Exercise objective: Repeat every line of the data exactly, but not the pictures.

===== Dataset extract

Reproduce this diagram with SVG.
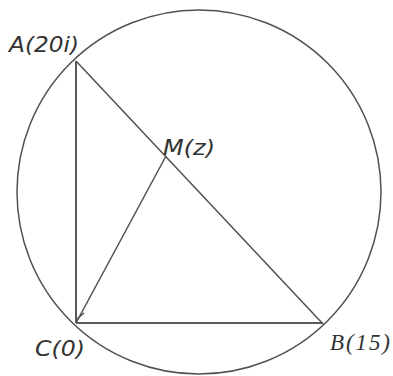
<svg xmlns="http://www.w3.org/2000/svg" width="393" height="376" viewBox="0 0 393 376">
<style>
.ln{stroke:#505050;stroke-width:1.5;fill:none}
.thick{stroke:#5a5a5a;stroke-width:2;fill:none}
.lbl{font-family:"DejaVu Sans",sans-serif;font-style:italic;font-size:21px;fill:#333}
.ser{font-family:"Liberation Serif",serif;font-style:italic;font-size:23px;fill:#333}
</style>
<rect width="393" height="376" fill="#fff"/>
<g id="circle"><circle cx="199" cy="192" r="182" class="ln"/></g>
<g id="connectors">
<line x1="76" y1="61" x2="76" y2="323" class="thick"/>
<line x1="76" y1="323" x2="323" y2="323" class="thick"/>
<line x1="76" y1="61" x2="323" y2="324" class="ln"/>
<line x1="76" y1="323" x2="166" y2="156" class="ln"/>
<line x1="77" y1="319" x2="84" y2="313" class="ln"/>
</g>
<g id="A"><text x="9" y="52" class="lbl" textLength="70" lengthAdjust="spacingAndGlyphs">A(20i)</text></g>
<g id="M"><text x="163" y="155" class="lbl" textLength="52" lengthAdjust="spacingAndGlyphs">M(z)</text></g>
<g id="C"><text x="35" y="356" class="lbl" textLength="50" lengthAdjust="spacingAndGlyphs">C(0)</text></g>
<g id="B"><text x="330" y="350" class="ser" textLength="60" lengthAdjust="spacing">B(15)</text></g>
</svg>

==========

Worked answer:
Reproduce this diagram with SVG.
<svg xmlns="http://www.w3.org/2000/svg" width="393" height="376" viewBox="0 0 393 376">
<style>
.ln{stroke:#505050;stroke-width:1.5;fill:none}
.thick{stroke:#5a5a5a;stroke-width:2;fill:none}
.lbl{font-family:"DejaVu Sans",sans-serif;font-style:italic;font-size:21px;fill:#333}
.ser{font-family:"Liberation Serif",serif;font-style:italic;font-size:23px;fill:#333}
</style>
<rect width="393" height="376" fill="#fff"/>
<g id="circle"><circle cx="199" cy="192" r="182" class="ln"/></g>
<g id="connectors">
<line x1="76" y1="61" x2="76" y2="323" class="thick"/>
<line x1="76" y1="323" x2="323" y2="323" class="thick"/>
<line x1="76" y1="61" x2="323" y2="324" class="ln"/>
<line x1="76" y1="323" x2="166" y2="156" class="ln"/>
<line x1="77" y1="319" x2="84" y2="313" class="ln"/>
</g>
<g id="A"><text x="9" y="52" class="lbl" textLength="70" lengthAdjust="spacingAndGlyphs">A(20i)</text></g>
<g id="M"><text x="163" y="155" class="lbl" textLength="52" lengthAdjust="spacingAndGlyphs">M(z)</text></g>
<g id="C"><text x="35" y="356" class="lbl" textLength="50" lengthAdjust="spacingAndGlyphs">C(0)</text></g>
<g id="B"><text x="330" y="350" class="ser" textLength="60" lengthAdjust="spacing">B(15)</text></g>
</svg>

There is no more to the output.